Je katholischer der Alltag, desto größere Bedeutung wird der Kirche zugesprochen, je mehr evangelisch, desto geringer. Das Maß der Kompetenzzuweisung ist insgesamt gering. Nur in der katholischen Republik Irland ist die Mehrheit der Befragten der Meinung, dass die Kirchen dem Einzelnen eine kompetente Antwort hinsichtlich der Moral geben können.

Für alle Staaten des damaligen „Europa“ gilt zudem, dass die jüngeren Altersgruppen der Kirche diese moralische Kompetenz in geringerem Maße zusprechen als die älteren Jahrgänge.

Geht man nicht davon aus, dass der Mensch mit dem Älterwerden die moralische Kompetenz der Kirchen mehr anerkennt, sondern dass Weltsichten in den jüngeren Lebensjahren geformt werden, und dann ziemlich stabil bleiben, zeigt sich in der kontinuierlichen Veränderung über die Altersgruppen hinweg der historische Verlauf einer „Entkirchlichung“ großen Ausmaßes.

Am umfangreichsten ist dieser Kompetenzverlust in der Republik Irland (48 Prozentpunkte Differenz), in der Bundesrepublik Deutschland (41) und in Spanien (40). In Schweden, Frankreich, Belgien und Dänemark ist der Rückgang (29) durchschnittlich, während Großbritannien (25). Italien (23) und die Niederlande (21) geringere Kompetenzverluste zeigen.

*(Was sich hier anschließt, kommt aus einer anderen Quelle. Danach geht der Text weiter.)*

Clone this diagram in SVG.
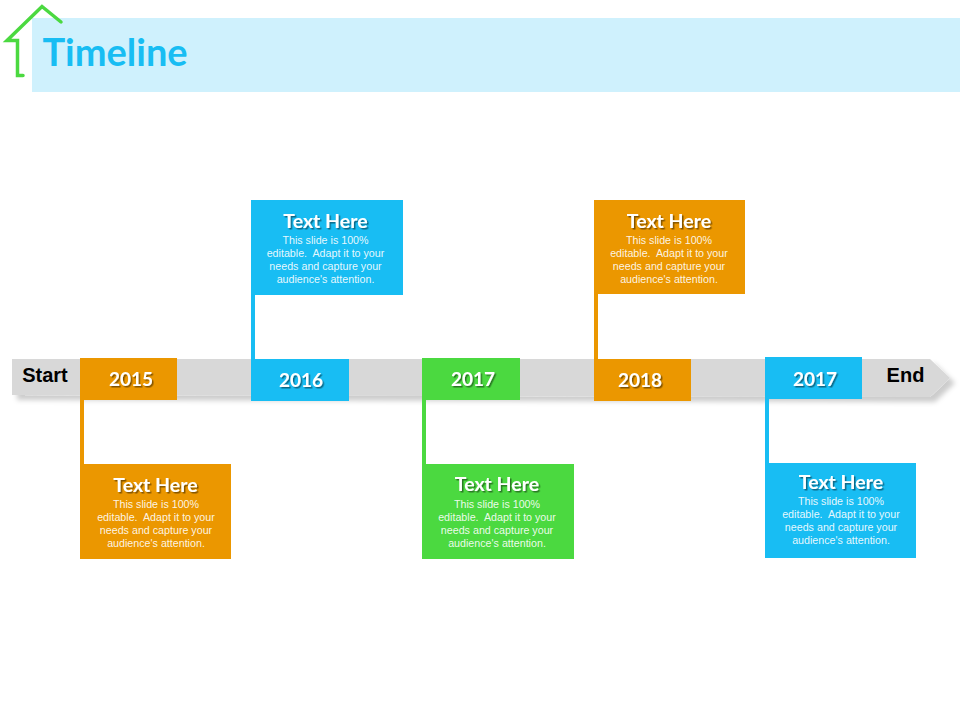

Dieser Generationswandel zeigt sich zwar auch in den USA (folgende Tabelle), ist dort aber - auf einem für Europa nicht feststellbaren hohem Niveau - weniger stark ausgeprägt.

Anmerkung: Sowohl die Kontinuität der Veränderung in den Altersgruppen, wie auch die Tatsache, dass die Menschen in allen (damals befragten) europäischen Staaten diesen Kompetenzverlust der Kirchen äußern, verweist darauf, dass die in Deutschland häufig beschworenen „68er“ mit dieser Entwicklung herzlich wenig zu tun hatten. Vor und auch nach dieser „Studentenbewegung“ fand und findet dieser Vorgang des Kompetenzverlustes der Kirche(n) in der gesamten Gesellschaft statt., und das seit Längerem, nicht erst seit den 1960er Jahren.

Die besonders hohen Unterschiede zwischen Alt und Jung - in Irland, der damaligen Bundesrepublik Deutschland und Spanien -, könnten Indikatoren für einen Wechsel konservativer Paradigmen sein, mit denen - in diesen Ländern - die Kirchen eng verbunden waren / sind.